New research reveals some surprising details about how they have evolved relative to the brains of their close cousins, dinosaurs and alligators.

“The brains of birds are as large as many mammals and allow for intelligent behaviors such as learning songs and solving complex puzzles,” said Aki Watanabe, a Museum research associate and an assistant professor at the New York Institute of Technology who is the lead author of the new study, published this week in the journal eLife. “These features make bird brains an excellent system to compare with how humans and other mammals obtained large and unique brains, yet we know relatively very little about how bird brains got to be that way.”

To examine these dynamics in birds, the researchers focused on a sample of modern and extinct birds, their dinosaur precursors, and alligators, which are close living relatives to birds. The team also acquired developmental sampling of domestic chickens and American alligators.

High-resolution X-ray computed tomography (CT) imaging and high-density mathematical shape analysis were used to visualize, model, and statistically analyze how the shape of the brain cavity—an accurate proxy for the brain—changes through both evolutionary and developmental processes.

The researchers found that the way avian brains change with body size is different from that process in either dinosaurs or alligators.

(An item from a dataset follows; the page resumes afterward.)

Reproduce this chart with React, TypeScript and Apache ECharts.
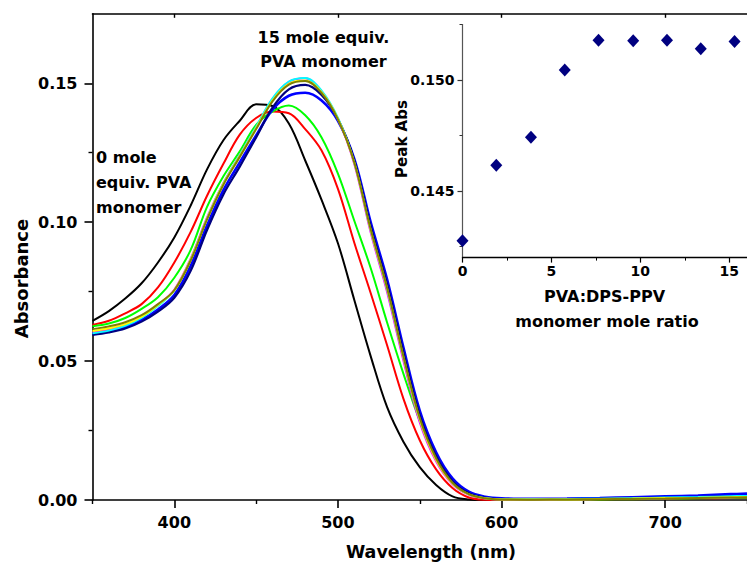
import React, { useEffect, useRef } from "react";
import * as echarts from "echarts";

// ---- Main spectra (Absorbance vs wavelength, nm) ----
const wavelengths = [350, 360, 370, 380, 390, 400, 410, 420, 430, 440, 450, 460, 470, 480, 490, 500, 510, 520, 530, 540, 550, 560, 570, 580, 590, 600, 620, 640, 660, 680, 700, 720, 740, 750];

const absBlack = [0.0645, 0.068, 0.0725, 0.078, 0.0855, 0.0945, 0.106, 0.119, 0.1295, 0.1365, 0.1424, 0.1418, 0.1355, 0.1222, 0.108, 0.0924, 0.072, 0.0518, 0.0335, 0.021, 0.0118, 0.0054, 0.0013, 0.0002, 0.0, 0.0, 0.0, 0.0001, 0.0002, 0.0003, 0.0005, 0.0006, 0.0008, 0.0009];
const absRed = [0.063, 0.0645, 0.0672, 0.0705, 0.0765, 0.0855, 0.0965, 0.1095, 0.121, 0.1315, 0.1375, 0.1398, 0.1392, 0.1335, 0.1258, 0.112, 0.0926, 0.0745, 0.0558, 0.0365, 0.0215, 0.011, 0.0043, 0.0009, 0.0001, 0.0, 0.0, 0.0001, 0.0002, 0.0003, 0.0004, 0.0006, 0.0007, 0.0008];
const absGreen = [0.0625, 0.0635, 0.0655, 0.0688, 0.073, 0.08, 0.09, 0.1055, 0.1165, 0.1255, 0.135, 0.1398, 0.142, 0.1385, 0.1305, 0.1175, 0.1005, 0.0835, 0.064, 0.0455, 0.0285, 0.0152, 0.0065, 0.0022, 0.0006, 0.0001, 0.0, 0.0001, 0.0002, 0.0003, 0.0005, 0.0006, 0.0008, 0.0009];
const absBlue = [0.0598, 0.0608, 0.0622, 0.0648, 0.0686, 0.0738, 0.0842, 0.0988, 0.1115, 0.1215, 0.1312, 0.1405, 0.1455, 0.1466, 0.1438, 0.1365, 0.1228, 0.1, 0.0795, 0.055, 0.0322, 0.0172, 0.0078, 0.003, 0.0012, 0.0006, 0.0004, 0.0005, 0.0007, 0.001, 0.0013, 0.0016, 0.0021, 0.0023];
const absNavy = [0.0594, 0.0603, 0.0617, 0.0642, 0.0678, 0.0728, 0.0825, 0.0972, 0.11, 0.12, 0.1305, 0.1412, 0.1478, 0.1494, 0.1458, 0.1372, 0.1222, 0.0985, 0.0778, 0.0532, 0.0305, 0.0158, 0.0068, 0.0024, 0.0008, 0.0003, 0.0002, 0.0003, 0.0004, 0.0006, 0.0008, 0.001, 0.0013, 0.0014];
const absMagenta = [0.0603, 0.0614, 0.063, 0.0658, 0.0702, 0.0758, 0.087, 0.1018, 0.1142, 0.1242, 0.1342, 0.1444, 0.1505, 0.1518, 0.1472, 0.1372, 0.1208, 0.0962, 0.0748, 0.05, 0.0278, 0.0138, 0.0056, 0.0018, 0.0005, 0.0001, 0.0001, 0.0002, 0.0003, 0.0004, 0.0006, 0.0007, 0.0009, 0.001];
const absCyan = [0.06, 0.061, 0.0627, 0.0655, 0.0698, 0.0754, 0.0866, 0.1014, 0.114, 0.1242, 0.1344, 0.1446, 0.1506, 0.1519, 0.1474, 0.1376, 0.1214, 0.097, 0.0758, 0.0512, 0.0288, 0.0146, 0.006, 0.002, 0.0007, 0.0003, 0.0003, 0.0004, 0.0005, 0.0007, 0.0009, 0.0011, 0.0014, 0.0015];
const absYellow = [0.0608, 0.0618, 0.0633, 0.066, 0.0702, 0.0755, 0.0865, 0.1012, 0.1138, 0.1238, 0.1338, 0.1438, 0.1498, 0.151, 0.1468, 0.1372, 0.1215, 0.0972, 0.0762, 0.0515, 0.029, 0.0145, 0.006, 0.002, 0.0006, 0.0002, 0.0002, 0.0002, 0.0004, 0.0005, 0.0007, 0.0008, 0.001, 0.0011];
const absOlive = [0.0615, 0.0625, 0.064, 0.0665, 0.0705, 0.0755, 0.0862, 0.101, 0.1135, 0.1235, 0.1335, 0.1435, 0.1495, 0.1508, 0.1465, 0.137, 0.1215, 0.0975, 0.0765, 0.0518, 0.0295, 0.015, 0.0062, 0.0021, 0.0006, 0.0002, 0.0001, 0.0002, 0.0003, 0.0004, 0.0005, 0.0007, 0.0009, 0.001];

// ---- Inset: peak absorbance vs PVA:DPS-PPV monomer mole ratio ----
const moleRatio = [0, 1.9, 3.85, 5.75, 7.65, 9.6, 11.5, 13.4, 15.3];
const peakAbs = [0.14276, 0.14616, 0.14742, 0.15045, 0.15179, 0.15177, 0.15179, 0.15141, 0.15173];

// ---- Tick values ----
const mainXLabels = [400, 500, 600, 700];
const mainXMinor = [350, 450, 550, 650, 750];
const mainYLabels = [0, 0.05, 0.1, 0.15];
const mainYMinor = [0.025, 0.075, 0.125];
const insetXLabels = [0, 5, 10, 15];
const insetXMinor = [2.5, 7.5, 12.5];
const insetYLabels = [0.145, 0.15];
const insetYMinor = [0.1425, 0.1475, 0.1525];

const FONT = "'DejaVu Sans', sans-serif";

export default function App() {
  const ref = useRef<HTMLDivElement>(null);

  useEffect(() => {
    if (!ref.current) return;
    const chart = echarts.init(ref.current, null, { renderer: "svg" });

    const curves = [
      { name: "0", data: absBlack, color: "#000000", width: 2 },
      { name: "2", data: absRed, color: "#ff0000", width: 2 },
      { name: "4", data: absGreen, color: "#00ff00", width: 2 },
      { name: "6", data: absBlue, color: "#0000ff", width: 2.6 },
      { name: "8", data: absNavy, color: "#000080", width: 2.2 },
      { name: "10", data: absMagenta, color: "#ff00ff", width: 1.8 },
      { name: "12", data: absCyan, color: "#00ffff", width: 1.8 },
      { name: "13.5", data: absYellow, color: "#ffff00", width: 2 },
      { name: "15.5", data: absOlive, color: "#808000", width: 2 },
    ];

    const lineSeries = curves.map((c) => ({
      type: "line",
      name: c.name,
      xAxisIndex: 0,
      yAxisIndex: 0,
      data: wavelengths.map((w, i) => [w, c.data[i]]),
      showSymbol: false,
      smooth: 0.35,
      lineStyle: { color: c.color, width: c.width },
      itemStyle: { color: c.color },
      silent: true,
      z: 2,
    }));

    const lbl = (size: number) => ({
      fontFamily: FONT,
      fontWeight: "bold",
      fontSize: size,
      color: "#000",
    });

    const noLine = { show: false };
    const blackLine = (w: number, c = "#000") => ({ show: true, onZero: false, lineStyle: { color: c, width: w } });

    const option: any = {
      animation: false,
      backgroundColor: "#fff",
      grid: [
        { left: 92.5, top: 13.8, width: 660, height: 486.2, containLabel: false },
        { left: 462.5, top: 24.5, width: 290.2, height: 233.1, containLabel: false },
      ],
      xAxis: [
        {
          gridIndex: 0, type: "value", min: 350, max: 750, position: "bottom",
          axisLine: blackLine(1.6),
          axisTick: { show: true, customValues: mainXLabels, length: 8, lineStyle: { color: "#000", width: 1.6 } },
          axisLabel: { show: true, customValues: mainXLabels, margin: 14, formatter: (v: number) => String(v), ...lbl(16) },
          splitLine: { show: false },
        },
        {
          gridIndex: 0, type: "value", min: 350, max: 750, position: "bottom",
          axisLine: noLine,
          axisTick: { show: true, customValues: mainXMinor, length: 4, lineStyle: { color: "#000", width: 1.4 } },
          axisLabel: { show: false },
          splitLine: { show: false },
        },
        {
          gridIndex: 0, type: "value", min: 350, max: 750, position: "top",
          axisLine: blackLine(1.6),
          axisTick: { show: true, inside: true, customValues: mainXLabels, length: 4, lineStyle: { color: "#000", width: 1.4 } },
          axisLabel: { show: false },
          splitLine: { show: false },
        },
        {
          gridIndex: 1, type: "value", min: 0, max: 16, position: "bottom",
          axisLine: blackLine(1.3),
          axisTick: { show: true, customValues: insetXLabels, length: 5, lineStyle: { color: "#000", width: 1.2 } },
          axisLabel: { show: true, customValues: insetXLabels, margin: 6, formatter: (v: number) => String(v), ...lbl(14) },
          splitLine: { show: false },
        },
        {
          gridIndex: 1, type: "value", min: 0, max: 16, position: "bottom",
          axisLine: noLine,
          axisTick: { show: true, customValues: insetXMinor, length: 3, lineStyle: { color: "#000", width: 1 } },
          axisLabel: { show: false },
          splitLine: { show: false },
        },
      ],
      yAxis: [
        {
          gridIndex: 0, type: "value", min: 0, max: 0.175, position: "left",
          axisLine: blackLine(1.6),
          axisTick: { show: true, customValues: mainYLabels, length: 8, lineStyle: { color: "#000", width: 1.6 } },
          axisLabel: { show: true, customValues: mainYLabels, margin: 15, formatter: (v: number) => v.toFixed(2), ...lbl(16) },
          splitLine: { show: false },
        },
        {
          gridIndex: 0, type: "value", min: 0, max: 0.175, position: "left",
          axisLine: noLine,
          axisTick: { show: true, customValues: mainYMinor, length: 4, lineStyle: { color: "#000", width: 1.4 } },
          axisLabel: { show: false },
          splitLine: { show: false },
        },
        {
          gridIndex: 1, type: "value", min: 0.142, max: 0.1525, position: "left",
          axisLine: blackLine(1.2, "#555"),
          axisTick: { show: true, customValues: insetYLabels, length: 5, lineStyle: { color: "#333", width: 1.2 } },
          axisLabel: { show: true, customValues: insetYLabels, margin: 8, formatter: (v: number) => v.toFixed(3), ...lbl(14) },
          splitLine: { show: false },
        },
        {
          gridIndex: 1, type: "value", min: 0.142, max: 0.1525, position: "left",
          axisLine: noLine,
          axisTick: { show: true, customValues: insetYMinor, length: 3, lineStyle: { color: "#333", width: 1 } },
          axisLabel: { show: false },
          splitLine: { show: false },
        },
      ],
      series: [
        ...lineSeries,
        {
          type: "scatter",
          xAxisIndex: 3,
          yAxisIndex: 2,
          data: moleRatio.map((r, i) => [r, peakAbs[i]]),
          symbol: "diamond",
          symbolSize: [12, 13],
          itemStyle: { color: "#000080", opacity: 1 },
          silent: true,
          z: 5,
        },
      ],
      graphic: [
        { type: "text", x: 21, y: 278.5, rotation: Math.PI / 2, style: { text: "Absorbance", font: `bold 18px ${FONT}`, fill: "#000", textAlign: "center", textVerticalAlign: "middle" } },
        { type: "text", x: 431, y: 551.5, style: { text: "Wavelength (nm)", font: `bold 17.5px ${FONT}`, fill: "#000", textAlign: "center", textVerticalAlign: "middle" } },
        { type: "text", x: 323.5, y: 37, style: { text: "15 mole equiv.", font: `bold 16px ${FONT}`, fill: "#000", textAlign: "center", textVerticalAlign: "middle" } },
        { type: "text", x: 323.5, y: 61, style: { text: "PVA monomer", font: `bold 16px ${FONT}`, fill: "#000", textAlign: "center", textVerticalAlign: "middle" } },
        { type: "text", x: 96, y: 157.5, style: { text: "0 mole", font: `bold 16px ${FONT}`, fill: "#000", textAlign: "left", textVerticalAlign: "middle" } },
        { type: "text", x: 96, y: 182.5, style: { text: "equiv. PVA", font: `bold 16px ${FONT}`, fill: "#000", textAlign: "left", textVerticalAlign: "middle" } },
        { type: "text", x: 96, y: 207, style: { text: "monomer", font: `bold 16px ${FONT}`, fill: "#000", textAlign: "left", textVerticalAlign: "middle" } },
        { type: "text", x: 401.7, y: 139, rotation: Math.PI / 2, style: { text: "Peak Abs", font: `bold 15px ${FONT}`, fill: "#000", textAlign: "center", textVerticalAlign: "middle" } },
        { type: "text", x: 604.5, y: 296, style: { text: "PVA:DPS-PPV", font: `bold 16px ${FONT}`, fill: "#000", textAlign: "center", textVerticalAlign: "middle" } },
        { type: "text", x: 607, y: 321, style: { text: "monomer mole ratio", font: `bold 16px ${FONT}`, fill: "#000", textAlign: "center", textVerticalAlign: "middle" } },
      ],
    };

    chart.setOption(option);
    return () => chart.dispose();
  }, []);

  return <div ref={ref} style={{ position: "fixed", left: 0, top: 0, width: 747, height: 563 }} />;
}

That "scaling relationship," as it is called, dictates how avian brains develop and evolve, on a unique path from dinosaurs or alligators.

Birds were also found to have a more integrated brain structure—a surprising result, because the researchers initially thought that bird brains, with their inflated forebrain, would be more modular than their dinosaurian counterparts, similar to the way modern humans’ brains are more modular than those of other primates.

“Bird brains develop and evolve in a more coordinated way, in which a change in one brain region is associated with predictable changes in another region, like squeezing on a balloon or an inflated toy,” Watanabe said.

It could be that the bird brain evolves and develops in a highly coordinated way because of shared functional, developmental, or physical forces, which could be investigated in future studies.

The researchers also found that brain evolution along the dinosaur-bird transition occurred in a stepwise fashion. Non-bird dinosaurs already had an “avian”-grade optic lobe and cerebellum with respect to their shape, which are important for visual input and motor coordination.

Historically, these regions were thought to have co-evolved with the evolution of powered flight, but the new study further supports the idea that dinosaurs already possessed an advanced cerebellum and optic lobes prior to the origin of birds.

“This suggests that vision was an important aspect of dinosaurian lifestyle, perhaps for recognizing an array of color patterns on their feathers, active predatory behaviors, or even an indication of limited wing-assisted locomotion capabilities in some of the dinosaurs we sampled that are very closely related to birds,” Watanabe said.

Other Museum authors on this study include Division of Paleontology and Macaulay Curator Mark Norell, and Research Associates Amy Balanoff, Paul Gignac, and Eugenia Gold.